**What you will do**: Starting at the line that contains "Recreate this image as a LaTeX", write out each line through the end of the data below, exactly as it stands. Skip any pictures.

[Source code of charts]

** Start **

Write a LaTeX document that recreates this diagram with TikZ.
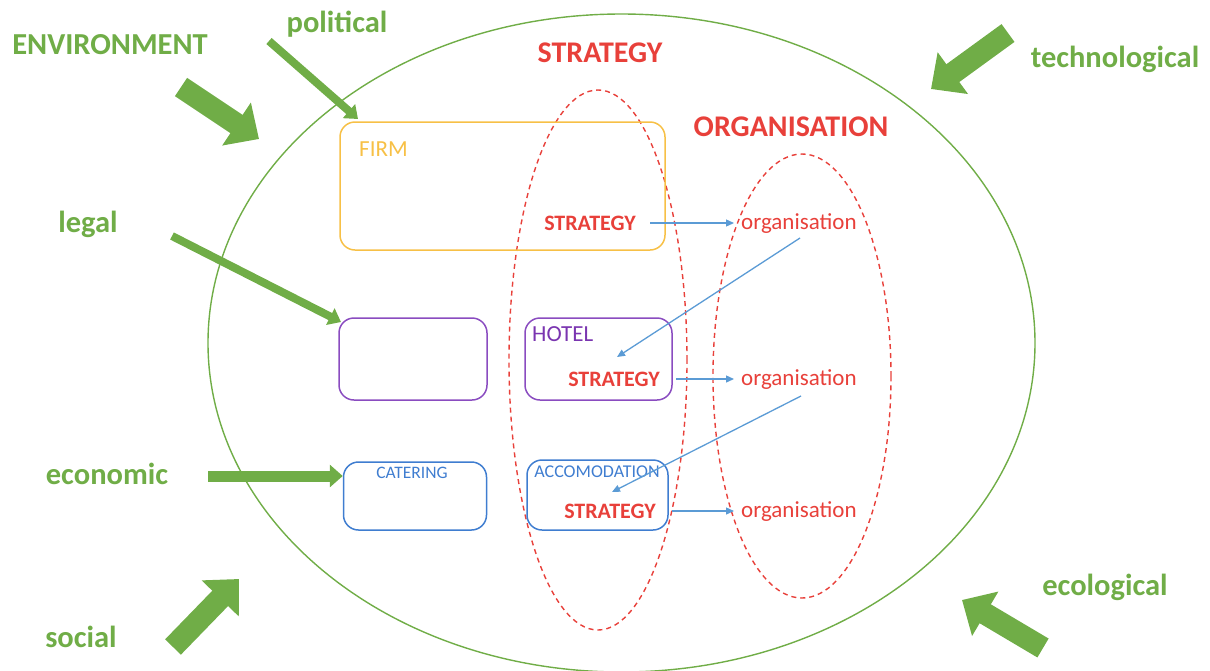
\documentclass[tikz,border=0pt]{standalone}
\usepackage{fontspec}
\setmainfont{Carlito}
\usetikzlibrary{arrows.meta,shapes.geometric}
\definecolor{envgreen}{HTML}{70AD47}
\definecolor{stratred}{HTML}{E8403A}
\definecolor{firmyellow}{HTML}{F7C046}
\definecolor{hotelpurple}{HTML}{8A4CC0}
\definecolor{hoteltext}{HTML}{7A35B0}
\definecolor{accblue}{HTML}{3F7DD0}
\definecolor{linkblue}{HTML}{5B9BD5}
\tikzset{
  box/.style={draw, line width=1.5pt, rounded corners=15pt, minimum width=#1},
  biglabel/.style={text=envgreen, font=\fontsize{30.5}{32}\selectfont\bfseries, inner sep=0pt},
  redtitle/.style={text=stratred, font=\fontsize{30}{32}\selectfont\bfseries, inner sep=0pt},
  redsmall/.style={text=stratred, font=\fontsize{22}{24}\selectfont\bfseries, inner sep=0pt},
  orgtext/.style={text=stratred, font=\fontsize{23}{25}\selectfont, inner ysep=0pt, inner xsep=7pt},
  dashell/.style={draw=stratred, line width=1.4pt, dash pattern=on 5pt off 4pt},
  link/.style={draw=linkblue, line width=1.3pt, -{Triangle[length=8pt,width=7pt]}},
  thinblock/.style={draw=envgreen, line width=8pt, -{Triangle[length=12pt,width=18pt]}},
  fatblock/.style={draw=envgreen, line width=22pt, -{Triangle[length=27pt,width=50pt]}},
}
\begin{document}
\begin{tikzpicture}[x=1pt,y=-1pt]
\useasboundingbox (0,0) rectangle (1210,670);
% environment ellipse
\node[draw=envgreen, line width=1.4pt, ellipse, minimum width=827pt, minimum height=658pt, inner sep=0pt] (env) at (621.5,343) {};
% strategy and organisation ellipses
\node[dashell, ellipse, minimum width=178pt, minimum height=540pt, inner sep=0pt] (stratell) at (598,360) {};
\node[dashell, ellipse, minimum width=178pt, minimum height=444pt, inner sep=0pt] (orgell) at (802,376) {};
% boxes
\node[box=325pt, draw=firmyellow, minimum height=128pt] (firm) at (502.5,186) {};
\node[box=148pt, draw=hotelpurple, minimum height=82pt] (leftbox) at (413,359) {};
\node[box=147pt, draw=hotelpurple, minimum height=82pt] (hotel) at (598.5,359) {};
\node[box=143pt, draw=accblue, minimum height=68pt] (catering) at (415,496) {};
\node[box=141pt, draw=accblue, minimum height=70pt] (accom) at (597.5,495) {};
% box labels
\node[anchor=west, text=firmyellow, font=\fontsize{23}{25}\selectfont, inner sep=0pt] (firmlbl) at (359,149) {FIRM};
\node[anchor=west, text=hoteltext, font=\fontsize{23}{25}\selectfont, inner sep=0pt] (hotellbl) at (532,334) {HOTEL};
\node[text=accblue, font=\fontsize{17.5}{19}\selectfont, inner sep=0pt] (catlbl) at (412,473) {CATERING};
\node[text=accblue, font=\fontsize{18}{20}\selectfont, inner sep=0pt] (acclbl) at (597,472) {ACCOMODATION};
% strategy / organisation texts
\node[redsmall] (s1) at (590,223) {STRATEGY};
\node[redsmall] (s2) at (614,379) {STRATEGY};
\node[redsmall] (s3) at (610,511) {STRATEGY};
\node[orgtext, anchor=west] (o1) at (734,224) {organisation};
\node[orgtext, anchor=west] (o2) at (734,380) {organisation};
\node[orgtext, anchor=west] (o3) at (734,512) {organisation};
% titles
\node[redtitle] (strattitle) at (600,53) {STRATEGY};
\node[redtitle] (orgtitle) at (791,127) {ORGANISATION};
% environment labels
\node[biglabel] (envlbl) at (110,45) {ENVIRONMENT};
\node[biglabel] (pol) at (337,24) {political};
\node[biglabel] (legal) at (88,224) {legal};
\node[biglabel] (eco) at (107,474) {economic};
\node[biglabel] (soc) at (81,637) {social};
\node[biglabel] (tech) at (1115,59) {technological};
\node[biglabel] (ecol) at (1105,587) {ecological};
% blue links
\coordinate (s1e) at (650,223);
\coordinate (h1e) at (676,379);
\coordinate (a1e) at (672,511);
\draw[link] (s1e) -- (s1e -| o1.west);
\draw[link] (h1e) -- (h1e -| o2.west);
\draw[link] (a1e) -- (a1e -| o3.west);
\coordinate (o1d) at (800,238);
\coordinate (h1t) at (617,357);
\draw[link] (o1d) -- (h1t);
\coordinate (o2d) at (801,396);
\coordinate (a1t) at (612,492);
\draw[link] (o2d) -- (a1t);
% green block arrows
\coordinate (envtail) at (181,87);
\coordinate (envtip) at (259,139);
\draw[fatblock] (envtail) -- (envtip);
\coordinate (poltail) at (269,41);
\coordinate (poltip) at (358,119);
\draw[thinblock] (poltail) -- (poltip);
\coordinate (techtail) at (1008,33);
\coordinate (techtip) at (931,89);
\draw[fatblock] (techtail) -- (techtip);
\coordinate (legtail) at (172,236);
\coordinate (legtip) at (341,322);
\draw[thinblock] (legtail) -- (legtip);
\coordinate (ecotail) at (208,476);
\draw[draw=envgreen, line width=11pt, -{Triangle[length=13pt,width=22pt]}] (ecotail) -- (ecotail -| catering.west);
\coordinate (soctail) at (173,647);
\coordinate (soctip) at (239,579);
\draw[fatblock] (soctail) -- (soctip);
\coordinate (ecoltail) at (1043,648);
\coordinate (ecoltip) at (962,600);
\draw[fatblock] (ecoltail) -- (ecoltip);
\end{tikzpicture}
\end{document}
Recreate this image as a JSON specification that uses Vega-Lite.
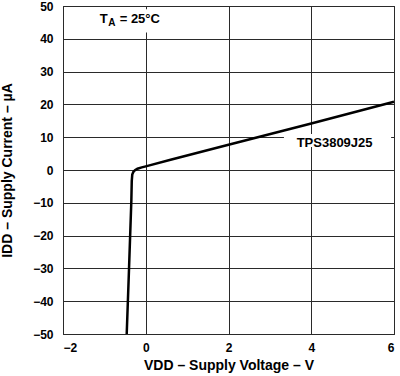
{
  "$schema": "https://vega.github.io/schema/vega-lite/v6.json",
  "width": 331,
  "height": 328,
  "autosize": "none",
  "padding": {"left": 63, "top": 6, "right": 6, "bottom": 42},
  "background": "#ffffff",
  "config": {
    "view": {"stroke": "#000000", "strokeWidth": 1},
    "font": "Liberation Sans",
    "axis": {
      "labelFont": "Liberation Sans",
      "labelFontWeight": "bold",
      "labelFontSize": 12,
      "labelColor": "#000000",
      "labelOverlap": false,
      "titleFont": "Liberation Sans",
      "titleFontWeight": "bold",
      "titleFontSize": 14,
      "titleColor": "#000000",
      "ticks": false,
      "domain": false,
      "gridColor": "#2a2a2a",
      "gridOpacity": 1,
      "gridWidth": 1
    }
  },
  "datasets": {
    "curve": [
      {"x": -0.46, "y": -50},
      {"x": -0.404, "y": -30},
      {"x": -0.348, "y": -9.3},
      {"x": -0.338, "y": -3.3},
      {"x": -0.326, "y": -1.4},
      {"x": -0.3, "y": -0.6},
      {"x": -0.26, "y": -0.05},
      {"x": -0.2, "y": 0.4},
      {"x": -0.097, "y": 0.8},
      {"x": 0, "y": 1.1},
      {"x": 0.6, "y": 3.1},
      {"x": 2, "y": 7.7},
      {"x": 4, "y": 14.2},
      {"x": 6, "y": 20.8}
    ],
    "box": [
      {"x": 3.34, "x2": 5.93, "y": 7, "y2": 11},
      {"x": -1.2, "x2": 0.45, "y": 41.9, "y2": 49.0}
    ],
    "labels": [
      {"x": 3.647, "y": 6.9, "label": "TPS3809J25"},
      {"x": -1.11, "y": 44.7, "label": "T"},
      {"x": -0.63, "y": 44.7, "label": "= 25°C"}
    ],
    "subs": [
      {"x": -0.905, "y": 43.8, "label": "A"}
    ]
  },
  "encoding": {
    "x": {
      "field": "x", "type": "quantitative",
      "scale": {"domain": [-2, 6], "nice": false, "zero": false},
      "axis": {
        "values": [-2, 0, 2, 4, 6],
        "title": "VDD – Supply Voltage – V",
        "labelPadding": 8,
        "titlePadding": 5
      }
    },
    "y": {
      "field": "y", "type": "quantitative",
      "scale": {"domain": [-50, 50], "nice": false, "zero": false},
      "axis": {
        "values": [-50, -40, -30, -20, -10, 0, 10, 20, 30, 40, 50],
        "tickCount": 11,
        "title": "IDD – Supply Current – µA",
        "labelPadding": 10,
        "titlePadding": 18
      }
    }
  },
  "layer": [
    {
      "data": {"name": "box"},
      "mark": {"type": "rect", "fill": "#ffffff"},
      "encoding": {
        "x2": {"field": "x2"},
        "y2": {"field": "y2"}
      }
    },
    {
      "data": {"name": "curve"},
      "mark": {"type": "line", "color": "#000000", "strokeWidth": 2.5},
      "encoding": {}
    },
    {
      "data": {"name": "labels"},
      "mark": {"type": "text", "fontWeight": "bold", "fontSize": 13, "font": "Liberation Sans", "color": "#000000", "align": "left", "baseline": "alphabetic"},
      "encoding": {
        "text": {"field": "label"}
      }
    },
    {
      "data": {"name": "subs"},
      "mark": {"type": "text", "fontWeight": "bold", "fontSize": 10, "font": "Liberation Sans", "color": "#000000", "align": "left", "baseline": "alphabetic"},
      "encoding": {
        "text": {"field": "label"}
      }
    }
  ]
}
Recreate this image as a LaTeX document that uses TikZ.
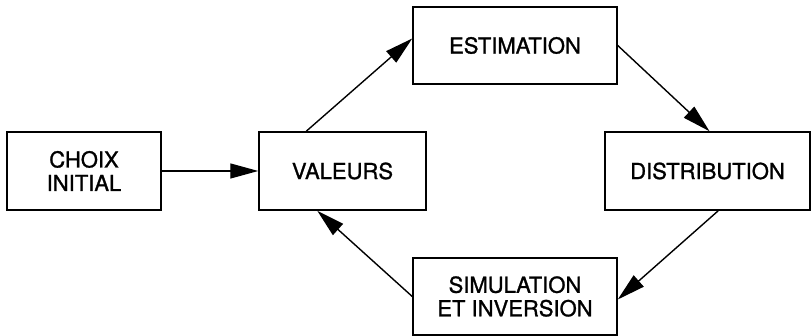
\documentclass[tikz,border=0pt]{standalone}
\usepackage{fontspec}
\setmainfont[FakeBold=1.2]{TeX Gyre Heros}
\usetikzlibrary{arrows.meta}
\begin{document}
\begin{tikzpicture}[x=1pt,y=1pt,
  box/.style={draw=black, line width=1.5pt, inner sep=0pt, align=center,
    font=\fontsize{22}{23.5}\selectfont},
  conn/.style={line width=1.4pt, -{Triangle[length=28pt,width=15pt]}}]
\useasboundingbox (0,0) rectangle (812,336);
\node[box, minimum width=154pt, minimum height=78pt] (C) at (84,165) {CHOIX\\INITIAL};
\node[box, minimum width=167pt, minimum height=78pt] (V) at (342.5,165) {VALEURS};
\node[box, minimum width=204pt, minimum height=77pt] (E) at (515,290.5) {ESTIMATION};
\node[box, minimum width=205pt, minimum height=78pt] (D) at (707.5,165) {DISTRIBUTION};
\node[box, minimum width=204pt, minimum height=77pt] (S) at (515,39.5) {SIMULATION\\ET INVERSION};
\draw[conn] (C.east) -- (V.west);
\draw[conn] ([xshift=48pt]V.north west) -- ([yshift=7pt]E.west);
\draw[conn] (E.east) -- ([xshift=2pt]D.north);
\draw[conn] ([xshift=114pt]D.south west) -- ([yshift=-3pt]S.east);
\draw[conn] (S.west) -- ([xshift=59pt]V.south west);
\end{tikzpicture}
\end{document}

** End **

**Task output**:
Recreate this image as a LaTeX document that uses TikZ.
\documentclass[tikz,border=0pt]{standalone}
\usepackage{fontspec}
\setmainfont[FakeBold=1.2]{TeX Gyre Heros}
\usetikzlibrary{arrows.meta}
\begin{document}
\begin{tikzpicture}[x=1pt,y=1pt,
  box/.style={draw=black, line width=1.5pt, inner sep=0pt, align=center,
    font=\fontsize{22}{23.5}\selectfont},
  conn/.style={line width=1.4pt, -{Triangle[length=28pt,width=15pt]}}]
\useasboundingbox (0,0) rectangle (812,336);
\node[box, minimum width=154pt, minimum height=78pt] (C) at (84,165) {CHOIX\\INITIAL};
\node[box, minimum width=167pt, minimum height=78pt] (V) at (342.5,165) {VALEURS};
\node[box, minimum width=204pt, minimum height=77pt] (E) at (515,290.5) {ESTIMATION};
\node[box, minimum width=205pt, minimum height=78pt] (D) at (707.5,165) {DISTRIBUTION};
\node[box, minimum width=204pt, minimum height=77pt] (S) at (515,39.5) {SIMULATION\\ET INVERSION};
\draw[conn] (C.east) -- (V.west);
\draw[conn] ([xshift=48pt]V.north west) -- ([yshift=7pt]E.west);
\draw[conn] (E.east) -- ([xshift=2pt]D.north);
\draw[conn] ([xshift=114pt]D.south west) -- ([yshift=-3pt]S.east);
\draw[conn] (S.west) -- ([xshift=59pt]V.south west);
\end{tikzpicture}
\end{document}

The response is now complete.